Como el lector habrá podido sospechar el título de esta columna se debe al poeta Paul Valéry, quien en el año 1937 dijo, textualmente, aquellas proféticas palabras. El problema es que cuando llegue ese futuro ya será presente y, tal vez, no se parezca a lo que de él habíamos imaginado. Lo que sí está claro, en lo que concierne a nuestra realidad actual, es que tenemos un pasado que no esperábamos, y estamos a las puertas de un futuro que aguardamos con incertidumbre. Y lo que está clarísimo es que hablaremos de un antes del covid-19 y de un después, de eso no hay ninguna duda. El futuro es un territorio abierto y resulta imprevisible, tiene un carácter ingobernable, dicen algunos como Leonard Cohen, premio Príncipe de Asturias.

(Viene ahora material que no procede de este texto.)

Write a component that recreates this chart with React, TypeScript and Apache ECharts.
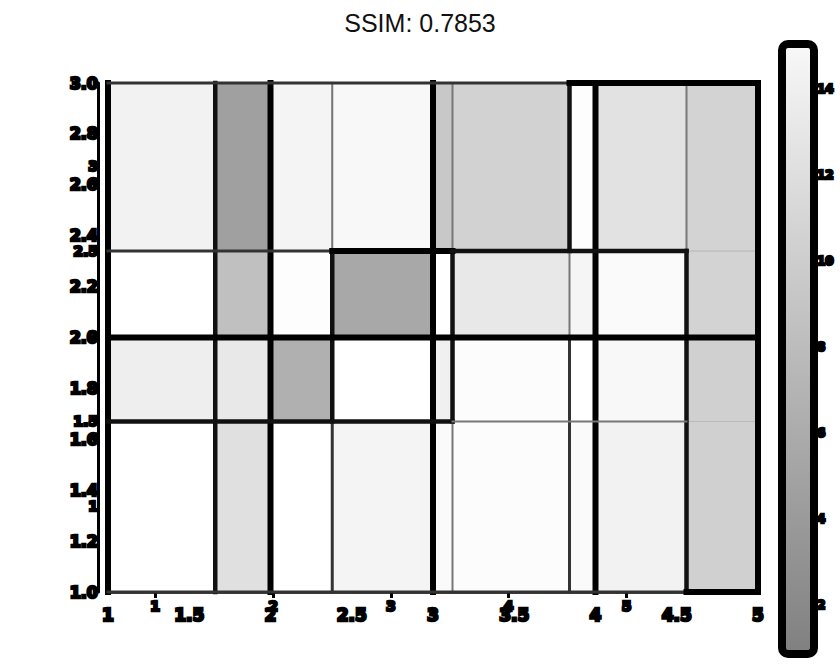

Lo que sí estamos de acuerdo es en el hecho de que el coronavirus ha sido una sorpresa y, como tal, inesperada. Pero ello no debe propiciar el desánimo ni el desencanto en la ciencia o en Dios. La ciencia contribuye al progreso, avanza pero no es omnisciente ni omnipotente, tiene sus limitaciones; la creencia religiosa camina por otros derroteros. Pero a ambas les une la esperanza, que es lo último que hay que perder. Y sin Esperanza -con mayúscula o sin ella- no hay progreso. Esta terrible pandemia pasará como uno de los grandes males de la humanidad y dejará bien clara la fragilidad y temporalidad humanas, pero también el espíritu de superación y resiliencia.